At the periphery of the light show were a few lingering pieces from the Hirshhorn's last major exhibition, Hiroshi Sugimoto's photography. Below is one of his "theater" photographs. From the catalogue, detail on his process:
"To create each image, Sugimoto would take a long-exposure photograph of a cinema screen for the entire duration of a movie, resulting in a blank white screen. 'Different movies give different brightnesses,' he said. 'If it's an optimistic story, I usually end up with a bright screen; if it's a sad story, it's a dark screen. Occult movie? Very dark.'
The project was partly the result of wanting to make a simple form visible: 'The simplest forms have authority, like a blank white light. And how do you photograph that? You need a framework to make it visible. But this is not simply white light; it is the result of too much information.'"
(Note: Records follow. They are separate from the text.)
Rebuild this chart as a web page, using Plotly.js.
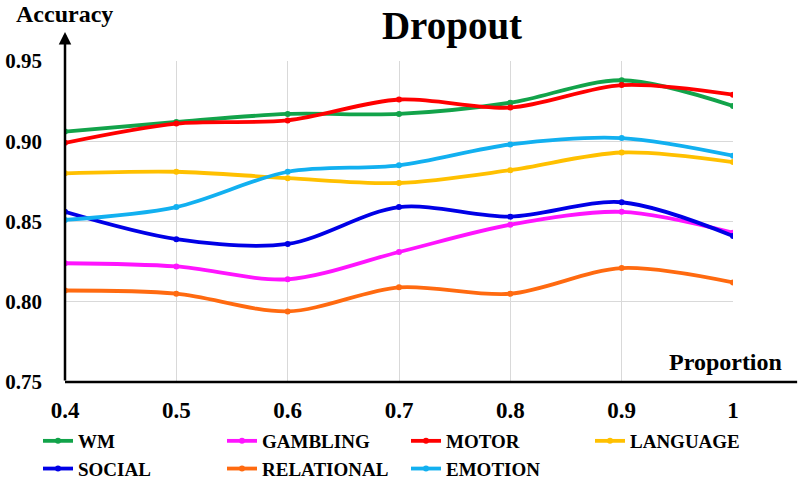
<!DOCTYPE html>
<html>
<head>
<meta charset="utf-8">
<script src="https://cdn.plot.ly/plotly-3.0.1.min.js"></script>
<style>
  body { margin: 0; padding: 0; background: #fff; }
  #chart { width: 800px; height: 481px; }
</style>
</head>
<body>
<div id="chart"></div>
<script>
// data
var proportions = [0.4, 0.5, 0.6, 0.7, 0.8, 0.9, 1.0];
var tickText = ['0.4', '0.5', '0.6', '0.7', '0.8', '0.9', '1'];

var wm         = [0.906, 0.912, 0.917, 0.917, 0.924, 0.938, 0.922];
var gambling   = [0.824, 0.822, 0.814, 0.831, 0.848, 0.856, 0.843];
var motor      = [0.899, 0.911, 0.913, 0.926, 0.921, 0.935, 0.929];
var language   = [0.880, 0.881, 0.877, 0.874, 0.882, 0.893, 0.887];
var social     = [0.856, 0.839, 0.836, 0.859, 0.853, 0.862, 0.841];
var relational = [0.807, 0.805, 0.794, 0.809, 0.805, 0.821, 0.812];
var emotion    = [0.851, 0.859, 0.881, 0.885, 0.898, 0.902, 0.891];

var seriesNames = ['WM', 'GAMBLING', 'MOTOR', 'LANGUAGE', 'SOCIAL', 'RELATIONAL', 'EMOTION'];
var seriesData = [wm, gambling, motor, language, social, relational, emotion];
var seriesColors = ['#12a34a', '#ff14ff', '#ff0000', '#ffc000', '#0000e6', '#ff6a10', '#12b0f0'];

var serif = 'Liberation Serif, Times New Roman, serif';

// one trace per task, smoothed like the excel lines
var data = seriesNames.map(function (name, i) {
    return {
        x: proportions,
        y: seriesData[i],
        name: name,
        type: 'scatter',
        mode: 'lines+markers',
        line: {color: seriesColors[i], width: 3.8, shape: 'spline', smoothing: 0.9},
        marker: {color: seriesColors[i], size: 6}
    };
});

var layout = {
    width: 800,
    height: 481,
    margin: {l: 65, r: 67, t: 61, b: 99, autoexpand: false},
    paper_bgcolor: '#fff',
    plot_bgcolor: '#fff',
    showlegend: true,
    title: {
        text: 'Dropout',
        font: {family: serif, size: 39, weight: 700, color: '#000'},
        x: 452 / 800, xanchor: 'center',
        y: 1 - 25 / 481, yanchor: 'middle'
    },
    xaxis: {
        range: [0.4, 1.0],
        tickvals: proportions,
        ticktext: tickText,
        showgrid: true,
        gridcolor: '#d9d9d9',
        gridwidth: 1,
        zeroline: false,
        showline: false,
        ticks: '',
        ticklabelstandoff: 12,
        tickfont: {family: serif, size: 23, weight: 700, color: '#000'}
    },
    yaxis: {
        range: [0.75, 0.95],
        tickvals: [0.75, 0.80, 0.85, 0.90, 0.95],
        ticktext: ['0.75', '0.80', '0.85', '0.90', '0.95'],
        showgrid: true,
        gridcolor: '#d9d9d9',
        gridwidth: 1,
        zeroline: false,
        showline: false,
        ticks: '',
        ticklabelstandoff: 22,
        tickfont: {family: serif, size: 21, weight: 700, color: '#000'}
    },
    // 4 entries on the first row, 3 on the second
    legend: {
        orientation: 'h',
        xref: 'paper', yref: 'paper',
        x: -27 / 668, xanchor: 'left',
        y: -40 / 321, yanchor: 'top',
        entrywidth: 139,
        entrywidthmode: 'pixels',
        font: {family: serif, size: 19, weight: 700, color: '#000'},
        bgcolor: 'rgba(0,0,0,0)',
        traceorder: 'normal'
    },
    shapes: [
        // x axis line running past the plot
        {type: 'line', xref: 'paper', yref: 'paper', x0: 0, x1: 1.096, y0: 0, y1: 0,
         line: {color: '#000', width: 2.5}}
    ],
    annotations: [
        // y axis with arrow
        {x: 0.4, y: 0.968, ax: 0.4, ay: 0.75, xref: 'x', yref: 'y', axref: 'x', ayref: 'y',
         showarrow: true, arrowhead: 2, arrowsize: 1, arrowwidth: 2.5, arrowcolor: '#000', text: ''},
        {text: 'Accuracy', xref: 'paper', yref: 'paper', x: -1 / 668, y: 1 + 47 / 321,
         xanchor: 'center', yanchor: 'middle', showarrow: false,
         font: {family: serif, size: 24, weight: 700, color: '#000'}},
        {text: 'Proportion', xref: 'paper', yref: 'paper', x: 660 / 668, y: 20 / 321,
         xanchor: 'center', yanchor: 'middle', showarrow: false,
         font: {family: serif, size: 24, weight: 700, color: '#000'}}
    ]
};

Plotly.newPlot('chart', data, layout, {displayModeBar: false, staticPlot: true});
</script>
</body>
</html>
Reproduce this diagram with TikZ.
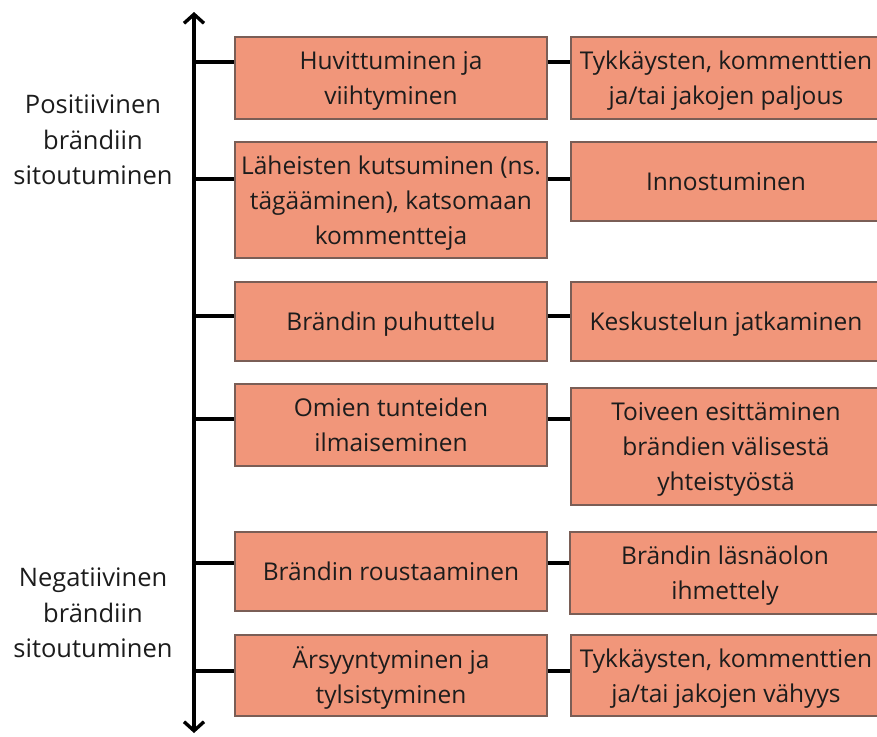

I loved this show. Sugimoto's work is notable for its composition and its luminosity. He has a series of seascapes in which all chronistic references, such as ships or coastline buildings, are cropped from the horizon. What remains is an equilibrium of water and sky, distinguishable from each other only by the faintest striation of waves and clouds. The installation itself was very sophisticated: a darkened room in which only the Iris prints were lit, and they managed to do a spotlight projection that hugged each rectangular piece. 9 or so of the seascapes, from all different locales, were hung on a gently curving wall. A series of benches invited quiet contemplation.
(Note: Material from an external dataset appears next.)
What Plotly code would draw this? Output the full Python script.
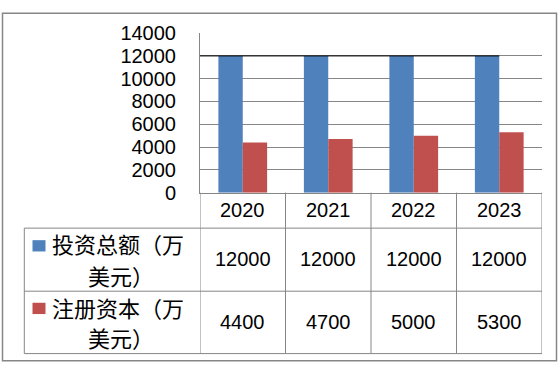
import plotly.graph_objects as go

years = ["2020", "2021", "2022", "2023"]
invest_total = [12000, 12000, 12000, 12000]
registered_capital = [4400, 4700, 5000, 5300]
series_names = [["投资总额（万", "美元）"], ["注册资本（万", "美元）"]]
y_ticks = [0, 2000, 4000, 6000, 8000, 10000, 12000, 14000]

W, H = 559, 374
BLUE = "#4F81BD"
RED = "#C0504D"
GRID = "#868686"
NUM_FONT = "Liberation Sans"
CJK_FONT = "Noto Sans CJK SC"


def px(x):
    return x / W


def py(y):
    return 1 - y / H


# layout geometry (pixels)
PLOT_L, PLOT_R = 200, 542
PLOT_T, PLOT_B = 23.5, 193
ROW_HDR_B = 230.7
ROW1_B = 297.7
ROW2_B = 364
TABLE_L = 24.3

fig = go.Figure()
fig.add_trace(go.Bar(x=years, y=invest_total, marker_color=BLUE, name="投资总额（万美元）",
                     marker_line_width=0))
fig.add_trace(go.Bar(x=years, y=registered_capital, marker_color=RED, name="注册资本（万美元）",
                     marker_line_width=0))

shapes = []
line = dict(color=GRID, width=1)
# vertical table lines at category boundaries
for i in range(len(years) + 1):
    shapes.append(dict(type="line", xref="x", yref="paper", x0=i - 0.5, x1=i - 0.5,
                       y0=py(ROW2_B), y1=py(PLOT_B), line=line))
# horizontal table lines
for yy in [ROW_HDR_B, ROW1_B, ROW2_B]:
    shapes.append(dict(type="line", xref="paper", yref="paper", x0=px(TABLE_L), x1=px(PLOT_R),
                       y0=py(yy), y1=py(yy), line=line))
# left table edge
shapes.append(dict(type="line", xref="paper", yref="paper", x0=px(TABLE_L), x1=px(TABLE_L),
                   y0=py(ROW2_B), y1=py(ROW_HDR_B), line=line))
# black line at total level
shapes.append(dict(type="line", xref="x", yref="y", x0=-0.5, x1=len(years) - 1,
                   y0=invest_total[0], y1=invest_total[-1], line=dict(color="black", width=1),
                   layer="above"))
# legend keys
for (y0, y1), col in zip([(243.5, 255.5), (310, 322)], [BLUE, RED]):
    shapes.append(dict(type="rect", xref="paper", yref="paper", x0=px(32.5), x1=px(45.5),
                       y0=py(y1), y1=py(y0), fillcolor=col, line=dict(width=0)))
# outer border
shapes.append(dict(type="rect", xref="paper", yref="paper", x0=px(2.5), x1=px(556.5),
                   y0=py(371.5), y1=py(2.5), line=dict(color=GRID, width=1.5)))

annotations = []
num_font = dict(family=NUM_FONT, size=20, color="black")
for i, yr in enumerate(years):
    annotations.append(dict(x=i, y=py(211.7), xref="x", yref="paper", text=yr,
                            showarrow=False, font=num_font, xanchor="center", yanchor="middle"))
    annotations.append(dict(x=i, y=py(263.3), xref="x", yref="paper", text=str(invest_total[i]),
                            showarrow=False, font=num_font, xanchor="center", yanchor="middle"))
    annotations.append(dict(x=i, y=py(330), xref="x", yref="paper", text=str(registered_capital[i]),
                            showarrow=False, font=num_font, xanchor="center", yanchor="middle"))

cjk_font = dict(family=CJK_FONT, size=22, color="black")
for (l1, l2), (c1, c2) in zip(series_names, [(247, 280), (314, 346)]):
    annotations.append(dict(x=px(51), y=py(c1), xref="paper", yref="paper", text=l1,
                            showarrow=False, font=cjk_font, xanchor="left", yanchor="middle",
                            borderpad=0))
    annotations.append(dict(x=px(87), y=py(c2), xref="paper", yref="paper", text=l2,
                            showarrow=False, font=cjk_font, xanchor="left", yanchor="middle",
                            borderpad=0))

fig.update_layout(
    width=W, height=H,
    margin=dict(l=0, r=0, t=0, b=0),
    paper_bgcolor="white", plot_bgcolor="white",
    barmode="group", bargap=0.43, bargroupgap=0,
    showlegend=False,
    shapes=shapes, annotations=annotations,
    xaxis=dict(domain=[px(PLOT_L), px(PLOT_R)], range=[-0.5, 3.5], type="category",
               showticklabels=False, showgrid=False, showline=True, linecolor=GRID,
               linewidth=1, ticks="", zeroline=False, fixedrange=True),
    yaxis=dict(domain=[py(PLOT_B), py(PLOT_T)], range=[0, 14000.01], tickvals=y_ticks,
               tickformat="d",
               tickfont=dict(family=NUM_FONT, size=20, color="black"),
               showgrid=True, gridcolor=GRID, gridwidth=1, showline=True, linecolor=GRID,
               linewidth=1, ticks="", zeroline=False, ticklabelstandoff=19, fixedrange=True),
)

fig.write_html("out.html", config={"displayModeBar": False},
               post_script="document.body.style.margin='0';document.body.style.overflow='hidden';")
If I were not an editor, I would try to work in a museum. Washington is filled with niches of art--the Rothko room at the Phillips, the atrium of Calder mobiles at the National Gallery, the Monet room at the Kreeger--that provide me a greater (and quieter) joy than pretty much anything else. My mother's an artist; my flatmate's an artist. It's where my gravity lies.
I'll be offline for the next few days; as a general rule, I don't lug my laptop to AWP. A full report when I return...within the past week or so I've received notice of poems accepted by both Coconut and Pebble Lake Review, so there is much to celebrate in Atlanta!